Modes of Ice Nucleation

Ice is formed in clouds either by homogeneous freezing of water and solution droplets at temperatures below about -35°C or by heterogeneous ice nucleation processes induced by insoluble aerosol particles. The rates of ice formation in supercooled water is formulated in the so-called classical nucleation theory (see e.g. Pruppacher and Klett, 1997, or Jeffery and Austin, 1997). Different approaches have been developped to relate the homogeneous freezing rates of solution droplets to those of the pure water phase (Sassen and Dodd, 1988; Koop et al., 2000).

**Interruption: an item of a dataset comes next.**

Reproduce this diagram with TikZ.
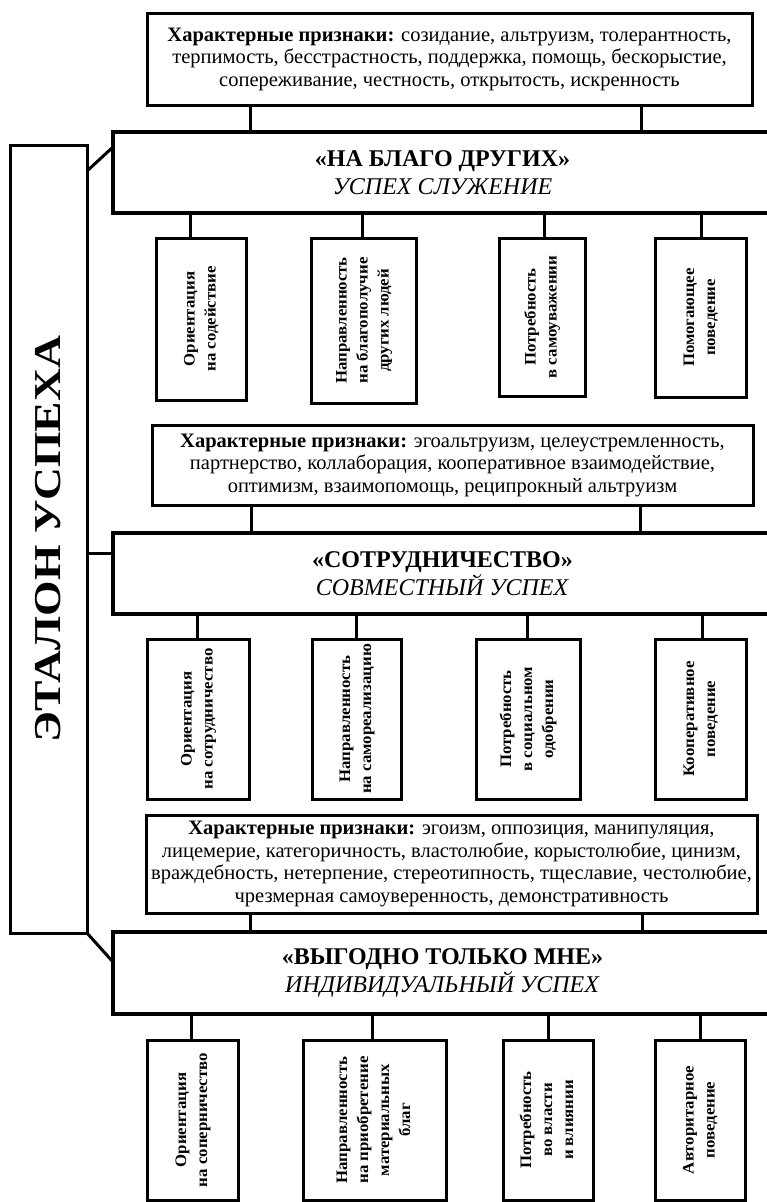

Heterogeneous ice nucleation is induced by so-called ice nuclei (IN), a subset of  (insoluble) aerosol particles which nucleate ice under certain conditions of supercooling between 0 and -35°C or ice supersaturation at temperatures below 0°C.

According to the definition by the Committee on Nucleation and Atmospheric Aerosols (Vali, 1985), one can distinguish different heterogeneous ice nucleation modes. The basic distinction is made whether water nucleates ice from the vapour or the (supercooled) liquid phase:

  • Deposition nucleation is the formation of ice in an ice supersaturated vapour environment
  • Freezing nucleation is the formation of ice in a supercooled liquid environment.

Further distinction is made between the following freezing nucleation modes:

  • Immersion freezing is induced by a particle immersed in the body of supercooled water.
  • Condensation freezing is similar to immersion freezing, but occures when a particle acts as cloud condensation nucleus (CCN) and immediately induces freezing of the water condensate.
  • Contact freezing is induced by a particle upon contact with the supercooled liquid water phase.

 

References:

Jeffery, C. A., and P. H. Austin (1997), Homogeneous nucleation of supercooled water: Results from a new equation of state, J Geophys Res-Atmos, 102, 25269-25279.

Koop, T., B. P. Luo, A. Tsias, and T. Peter (2000), Water activity as the determinant for homogeneous ice nucleation in aqueous solutions, Nature, 406, 611-614.

Pruppacher, H. R., and J. D. Klett (1997), Microphysics of clouds and precipitation, Kluwer Academic Publishers, Dordrecht, The Netherlands.

Sassen, K., and G. C. Dodd (1988), Homogeneous Nucleation Rate for Highly Supercooled Cirrus Cloud Droplets, Journal of the Atmospheric Sciences, 45, 1357-1369.

Vali, G. (1985), Nucleation Terminology, Bull. Am. Meteorol. Soc., 66, 1426–1427.